Ray Nettles

No. 51
- Position: Linebacker

Personal information
- Born: August 1, 1949 Jacksonville, Florida, U.S.
- Died: September 29, 2009 (aged 60) Jacksonville, Florida, U.S.
- Listed height: 6 ft 2 in (1.88 m)
- Listed weight: 220 lb (100 kg)

Career information
- College: Tennessee
- NFL draft: 1972: 6th round, 155th overall pick

Career history
- 1972–1976: BC Lions
- 1977: Toronto Argonauts
- 1978: Hamilton Tiger-Cats
- 1979: Ottawa Rough Riders
- 1980: Calgary Stampeders

Awards and highlights
- CFL's Most Outstanding Lineman Award (1973); DeMarco–Becket Memorial Trophy (1973); 3× CFL All-Star (1972, 1973, 1978); CFL East All-Star (1978); 4× CFL West All-Star (1972, 1973, 1974, 1977);
- Canadian Football Hall of Fame (Class of 2005)

= Ray Nettles =

American gridiron football player (1949–2009)

Ray Nettles (August 1, 1949 – September 29, 2009) was a football linebacker at the University of Tennessee who played professional Canadian football from 1972 to 1980. He was a five-time Canadian Football League (FL) All-Star and Hall of Famer.

==Early life==
Nettles was born in Jacksonville, Florida and graduated from Englewood High School in 1968. In his senior year, he was Duval County defensive player of the year and third team All-State.

Nettles accepted a scholarship to the University of Tennessee but spent his first two years as backup to two-time Pro Bowler Jack Reynolds. In the two seasons that Nettles started as linebacker, Tennessee's record was 21–3 and he was named to the All-SEC team in 1971.

==Professional career==
The Miami Dolphins drafted him in the sixth round of the 1972 NFL draft, but he chose the CFL because they offered twice as much money and the opportunity to play immediately.

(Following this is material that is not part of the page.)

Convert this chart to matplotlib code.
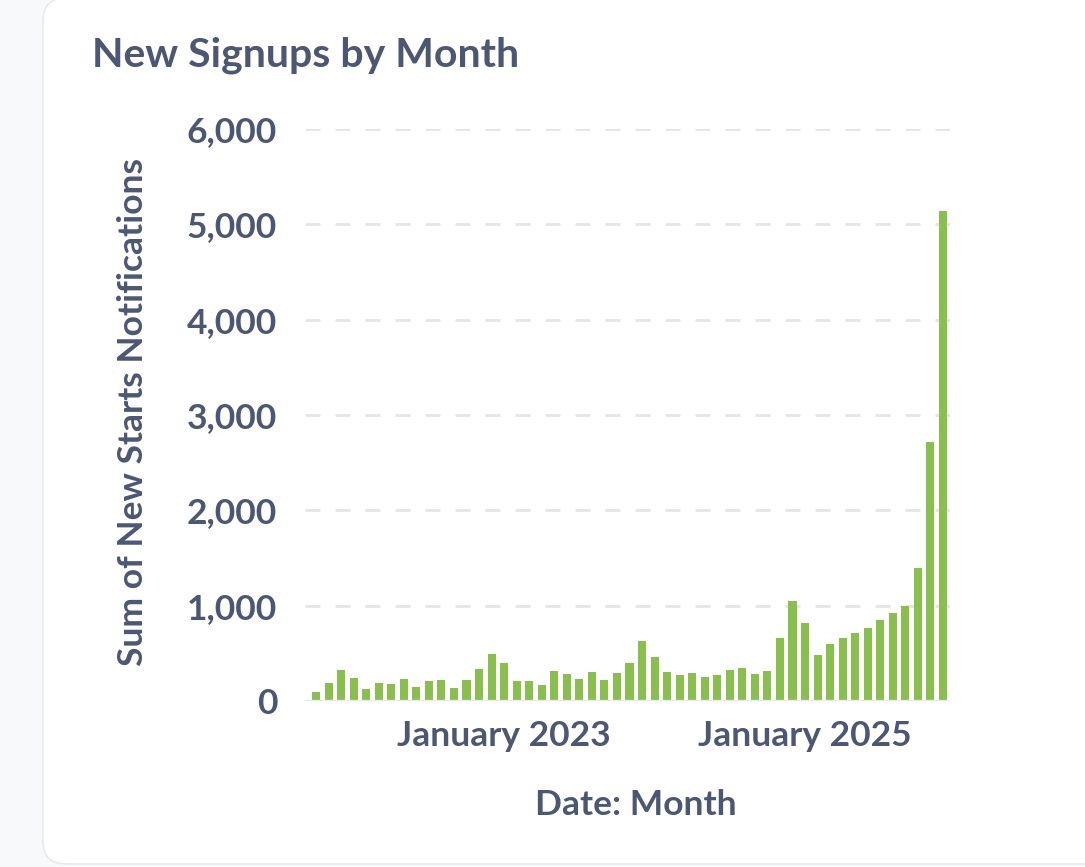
import matplotlib.pyplot as plt
import matplotlib.patches as patches
from matplotlib.ticker import FuncFormatter
import numpy as np

# monthly signups, Oct 2021 .. Dec 2025
months = ['2021-10', '2021-11', '2021-12',
          '2022-01', '2022-02', '2022-03', '2022-04', '2022-05', '2022-06',
          '2022-07', '2022-08', '2022-09', '2022-10', '2022-11', '2022-12',
          '2023-01', '2023-02', '2023-03', '2023-04', '2023-05', '2023-06',
          '2023-07', '2023-08', '2023-09', '2023-10', '2023-11', '2023-12',
          '2024-01', '2024-02', '2024-03', '2024-04', '2024-05', '2024-06',
          '2024-07', '2024-08', '2024-09', '2024-10', '2024-11', '2024-12',
          '2025-01', '2025-02', '2025-03', '2025-04', '2025-05', '2025-06',
          '2025-07', '2025-08', '2025-09', '2025-10', '2025-11', '2025-12']
signups = [98, 186, 325, 238, 123, 192, 178, 234, 150, 206, 220, 140,
           220, 332, 493, 402, 206, 206, 171, 318, 283, 234, 307, 224,
           294, 402, 630, 465, 301, 276, 294, 252, 273, 322, 343, 280,
           315, 661, 1046, 815, 479, 595, 661, 710, 763, 850, 926, 1000,
           1400, 2715, 5140]
tick_months = ['2023-01', '2025-01']
tick_labels = ['January 2023', 'January 2025']
y_ticks = [0, 1000, 2000, 3000, 4000, 5000, 6000]

text_color = '#4C5773'
bar_color = '#88BF4D'
plt.rcParams['font.family'] = ['Lato', 'DejaVu Sans']
plt.rcParams['lines.scale_dashes'] = False
fs = 25.5

W, H = 1085, 867
fig = plt.figure(figsize=(W / 100, H / 100), dpi=100)
fig.patch.set_facecolor('#F7F9FB')

# white card, right edge runs off the picture
card = patches.FancyBboxPatch((43 / W, 3 / H), 1.2, (867 - 3 + 2) / H,
                              boxstyle='round,pad=0,rounding_size=0.021',
                              transform=fig.transFigure, facecolor='white',
                              edgecolor='#E6EAEE', linewidth=1.2, zorder=-1,
                              mutation_aspect=W / H)
fig.patches.append(card)

ax = fig.add_axes([305 / W, (H - 701) / H, (950 - 305) / W, 572 / H])
ax.set_facecolor('none')

x = np.arange(len(months))
ax.bar(x, signups, width=0.64, color=bar_color, zorder=3)

ax.set_xlim(-0.88, len(months) - 1 + 0.56)
ax.set_ylim(0, 6000)

for yv in y_ticks[1:]:
    ax.axhline(yv, color='#E3E5E8', lw=2.0, dashes=(10.8, 10.8), zorder=1)
ax.axhline(0, color='#E6E8EB', lw=2.4, zorder=4)

ax.set_yticks(y_ticks)
ax.yaxis.set_major_formatter(FuncFormatter(lambda v, p: f'{int(v):,}'))
ax.set_xticks([months.index(m) for m in tick_months])
ax.set_xticklabels(tick_labels)
ax.tick_params(axis='both', length=0, labelsize=fs, labelcolor=text_color)
ax.tick_params(axis='y', pad=20)
ax.tick_params(axis='x', pad=13.5)
for lab in ax.get_xticklabels() + ax.get_yticklabels():
    lab.set_fontweight('bold')
for s in ax.spines.values():
    s.set_visible(False)

fig.text(92 / W, 1 - 67 / H, 'New Signups by Month', fontsize=29.5,
         fontweight='bold', color=text_color, ha='left', va='baseline')
fig.text(133 / W, 1 - 412 / H, 'Sum of New Starts Notifications', fontsize=fs,
         fontweight='bold', color=text_color, rotation=90, ha='center', va='center')
fig.text(636 / W, 1 - 805 / H, 'Date: Month', fontsize=fs,
         fontweight='bold', color=text_color, ha='center', va='center')

fig.savefig('out.png', dpi=100, facecolor=fig.get_facecolor())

At Miami, he would have competed for a starting job against All-Pro linebacker Nick Buoniconti. Nettles was quoted in a 1999 Florida Times-Union article, "It's not like I was afraid to play in the NFL. I could have had success there, but I already waited my turn behind Jack Reynolds at Tennessee, and I didn't want to do that again. I wanted to prove myself right away."

Nettles started his pro career for the BC Lions in 1972 and was named to the All-Star team his first year. In his second year, he won the 1973 CFL's Most Outstanding Lineman Award and was again named to the All-Star team. He remained with the Lions through the 1976 season, then played for the Toronto Argonauts in 1977, the Hamilton Tiger-Cats in 1978, the Ottawa Rough Riders in 1979, and the Calgary Stampeders in 1980. He was inducted into the Canadian Football Hall of Fame in 2005.

==Personal life==
While playing football, Nettles was known as a tough guy with long hair who partied hard and drove fast motorcycles. His profile on the Canadian Football Hall of Fame website states: "He became known as much for his colourful off field personality as for his on field feistiness."
Nettles struggled throughout much of his adult life with alcohol and cocaine addictions, which contributed to three divorces and multiple attempts at rehabilitation. He was finally successful in November 2008 after a six-week stay at Willingway Hospital. He explained his attitude in a July 2009 interview:

In my mind, I wasn't suppose [sic] to live past 50, so I didn't take rehabilitation seriously the first few times I tried it. I was always standing on the edge, looking over a cliff, but stepping backwards. A few times, I slipped and saw a couple of the rocks fall and God spared me many times. I just never could figure out why until this past year.

As part of his sobriety, Nettles became a Christian and regained self-respect and dignity, which allowed him to live his final months at peace.

==Death==
Nettles died at a hospice in Jacksonville, Florida on September 29, 2009, after a long battle with liver and lung cancer.